Set deferred = true to defer coercion to the applyPipeline (after all instances are evaluated). The coerce hook receives the raw materialized instances as its first argument, breaking the cycle:

options.traits = schemaLib.mkInstanceRegistry config.schema "trait" {
  refs.needs = {
    instances = config.traits;
    deferred = true;
    # 3-arg signature: registry is the raw instances (not config.traits)
    coerce = registry: default: val:
      if isSelector val then resolveAgainst registry val
      else default;
  };
};

Signature difference: Non-deferred hooks take 2 args (default: val:). Deferred hooks take 3 args (registry: default: val:), where registry is the pre-apply instance attrset. gen-schema pre-applies the registry, so mkCoerceChain sees a standard 2-arg function internally.

Deferred coerce runs before validators in applyPipeline, so validators see resolved instances and can check properties like .name on referenced entries.

Deduplicated Sets

setOf deduplicates by id_hash, preserving first-seen order:

config.schema.group.options.members = lib.mkOption {
  type = schemaLib.setOf (schemaLib.ref "host");
  default = [];
};

config.fleet.groups.web.members = [ "igloo" "iceberg" "igloo" ];
# → [ igloo iceberg ] — duplicate removed by identity hash

Composes with custom coerce hooks — expansion produces duplicates, setOf removes them.

Parent-Child Topology

Kinds can declare their parent kind via the parent sidecar.
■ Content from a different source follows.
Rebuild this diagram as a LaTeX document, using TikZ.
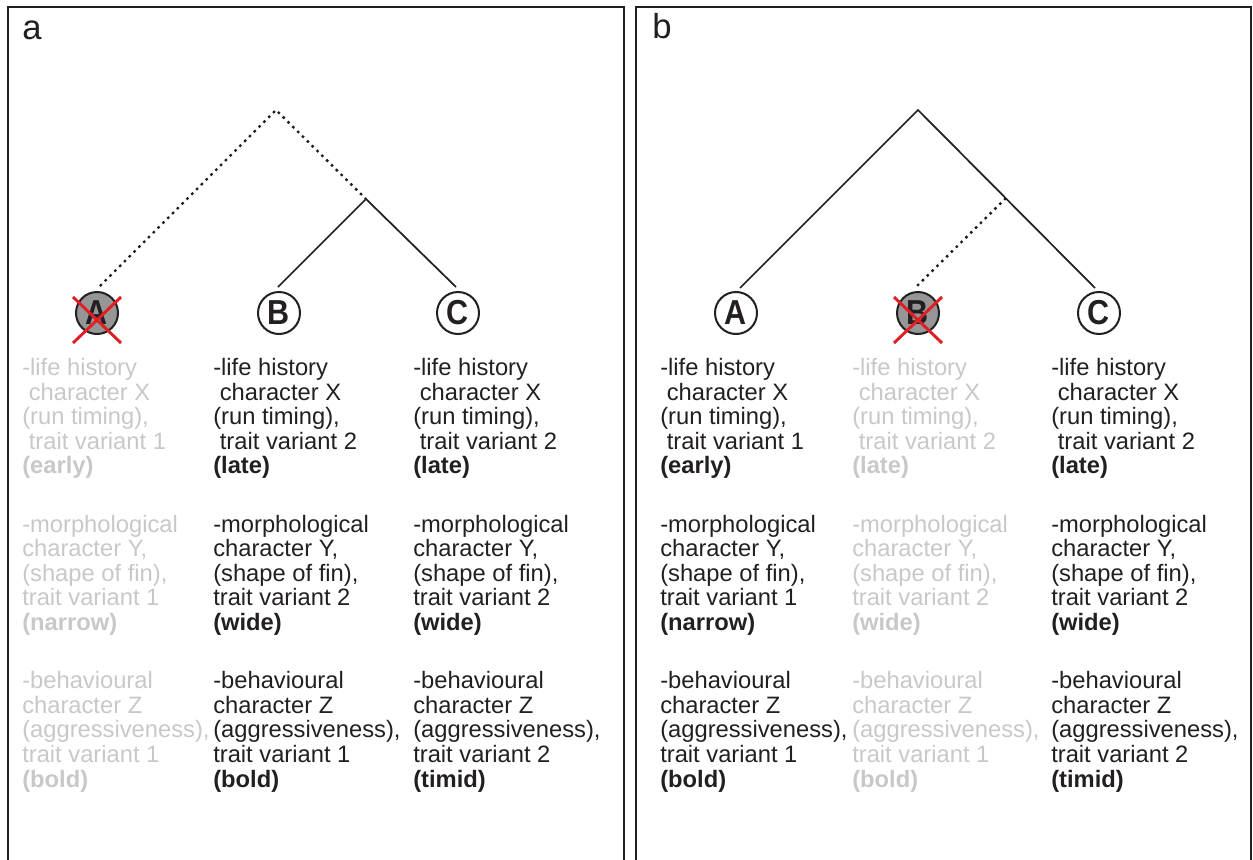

This establishes a schema-level nesting relationship:

config.schema.host = {
  options.addr = lib.mkOption { type = lib.types.str; };
};

config.schema.user = {
  parent = "host";  # users nest inside hosts
  options.shell = lib.mkOption { type = lib.types.str; };
};

The parent sidecar is optional — kinds without it are root kinds. The schema derives both directions:

config.schema._meta.topology.host   # → { parent = null; children = [ "user" ]; }
config.schema._meta.topology.user   # → { parent = "host"; children = []; }

Declaring a parent that doesn't exist as a schema kind throws at eval time.

Schema Introspection

Every schema has _meta for programmatic access:

config.schema._meta.kindNames    # → [ "host" "service" "user" ]
config.schema._meta.roots        # → [ "host" ]  — kinds with no parent
config.schema._meta.leaves       # → [ "user" ]  — kinds with no children

# Per-kind metadata
meta = config.schema._meta.kindMeta "host";
meta.optionNames   # → [ "addr" "role" ... ]
meta.options       # → full option declarations
meta.refs          # → { }  (ref fields on this kind)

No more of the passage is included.